Jackfruit and Breadfruit

Jackfruit, Breadfruit:  Somewhat out of scale, a bit messy, and not everyone’s favorite, it is still true that many people have found these two Artocarpus fruit to be life-giving.  They seem to support limitless uses, from the raw and ripe attractions of Jackfruit, to a meatiness of its green and roasted character.  Breadfruit takes well to baking and roasting, and seems to satisfy a lot of people when treated this way.  You’ll need to seek out a specialty market, or head to Tropical Asia to run into this complex fruit. Given a Breadfruit or Jackfruit, a Botanist would immediately look around for Figs, Mulberries, and Hops as the nearest relatives.  Of course, stepping just a shade outside the Fig family, you’d encounter another near relative, Marijuana.
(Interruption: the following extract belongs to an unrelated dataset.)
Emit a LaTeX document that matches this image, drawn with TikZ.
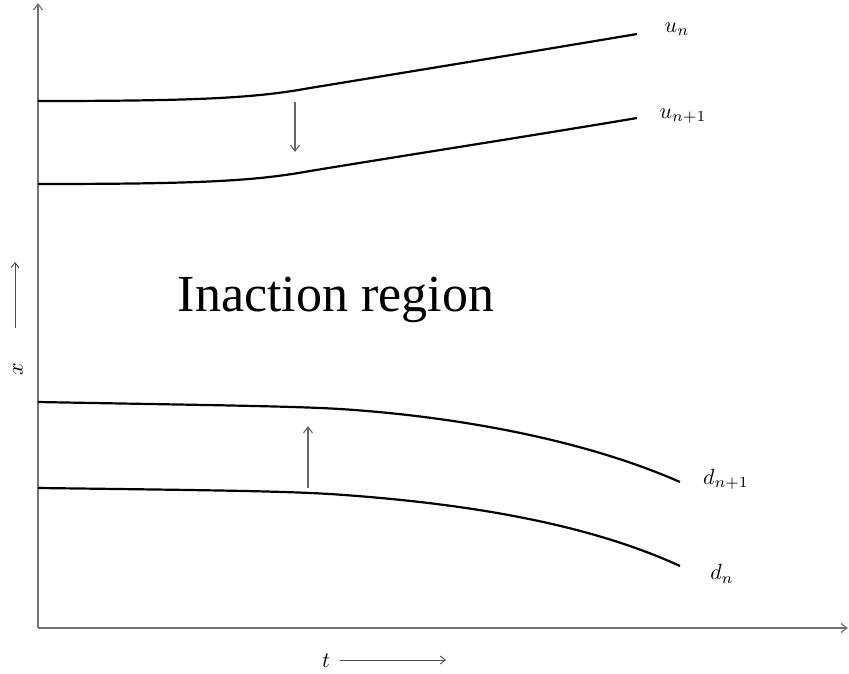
\documentclass[tikz,border=0pt]{standalone}
\usepackage{graphicx}
\usepackage{fontspec}
\setmainfont{Liberation Serif}
\usetikzlibrary{arrows.meta}
\newcommand{\biglbl}[1]{\scalebox{2.2}{$#1$}}
\begin{document}
\begin{tikzpicture}[x=1pt,y=-1pt,
  axis/.style={draw=black!55,line width=1.2pt,-{Straight Barb[length=6pt,width=9pt]}},
  curve/.style={draw=black,line width=2.2pt},
  shiftarrow/.style={draw=black!60,line width=1.1pt,-{Straight Barb[length=6pt,width=9pt]}},
  lbl/.style={inner sep=0pt},
  dir/.style={draw=black!70,line width=0.9pt,-{Straight Barb[length=5pt,width=8pt]}}]
\useasboundingbox (0,0) rectangle (849,673);
% axes
\coordinate (O) at (38,628);
\coordinate (Ytip) at (38,3);
\coordinate (Xtip) at (848,628);
\draw[axis] (O) -- (Ytip);
\draw[axis] (O) -- (Xtip);
% curves
\coordinate (u0) at (38,101); \coordinate (u1) at (637,34);
\coordinate (v0) at (38,184); \coordinate (v1) at (637,118);
\coordinate (d0) at (38,402); \coordinate (d1) at (680,482);
\coordinate (e0) at (38,488); \coordinate (e1) at (680,566);
\draw[curve] (u0) .. controls (200,101) and (255,98) .. (310,88) .. controls (420,70) and (530,52) .. (u1);
\draw[curve] (v0) .. controls (200,184) and (255,181) .. (310,171) .. controls (420,153) and (530,136) .. (v1);
\draw[curve] (d0) .. controls (200,405) and (290,406) .. (340,409) .. controls (450,416) and (580,438) .. (d1);
\draw[curve] (e0) .. controls (200,490) and (280,491) .. (330,494) .. controls (450,502) and (580,520) .. (e1);
% labels
\node[lbl] (un) at (677,29) {\biglbl{u_n}};
\node[lbl] (un1) at (683,116) {\biglbl{u_{n+1}}};
\node[lbl] (dn1) at (726,479) {\biglbl{d_{n+1}}};
\node[lbl] (dn) at (722,574) {\biglbl{d_n}};
% shift arrows
\coordinate (a0) at (295,102); \coordinate (a1) at (295,152);
\coordinate (b0) at (308,488); \coordinate (b1) at (308,426);
\draw[shiftarrow] (a0) -- (a1);
\draw[shiftarrow] (b0) -- (b1);
% region text
\node[inner sep=0pt,font=\fontsize{52}{60}\selectfont] (reg) at (336,300) {Inaction region};
% axis labels
\node[lbl,rotate=90] (xl) at (18,369) {\biglbl{x}};
\coordinate (xa0) at (15,328); \coordinate (xa1) at (15,262);
\draw[dir] (xa0) -- (xa1);
\node[lbl] (tl) at (326,661) {\biglbl{t}};
\coordinate (ta0) at (340,660); \coordinate (ta1) at (446,660);
\draw[dir] (ta0) -- (ta1);
\end{tikzpicture}
\end{document}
A Morphologist would call this a Compound Fruit, in that (like a Pineapple) it includes fruit of many flowers, and a whole bunch of ancillary components.  Formally, therefore, it is a Sorosus.

It is Breadfruit we recall in the misfortune of Captain Bligh and his ship, the Bounty. Having waylaid in Tahiti for five months as rooted Breadfruit trees grew large enough for a voyage to the Caribbean (where they were to provide food for slaves), Bligh’s 1789 voyage continued. But things turned fowl soon, and the crew mutinied, setting Bligh and other officers off on a small boat to find their way home.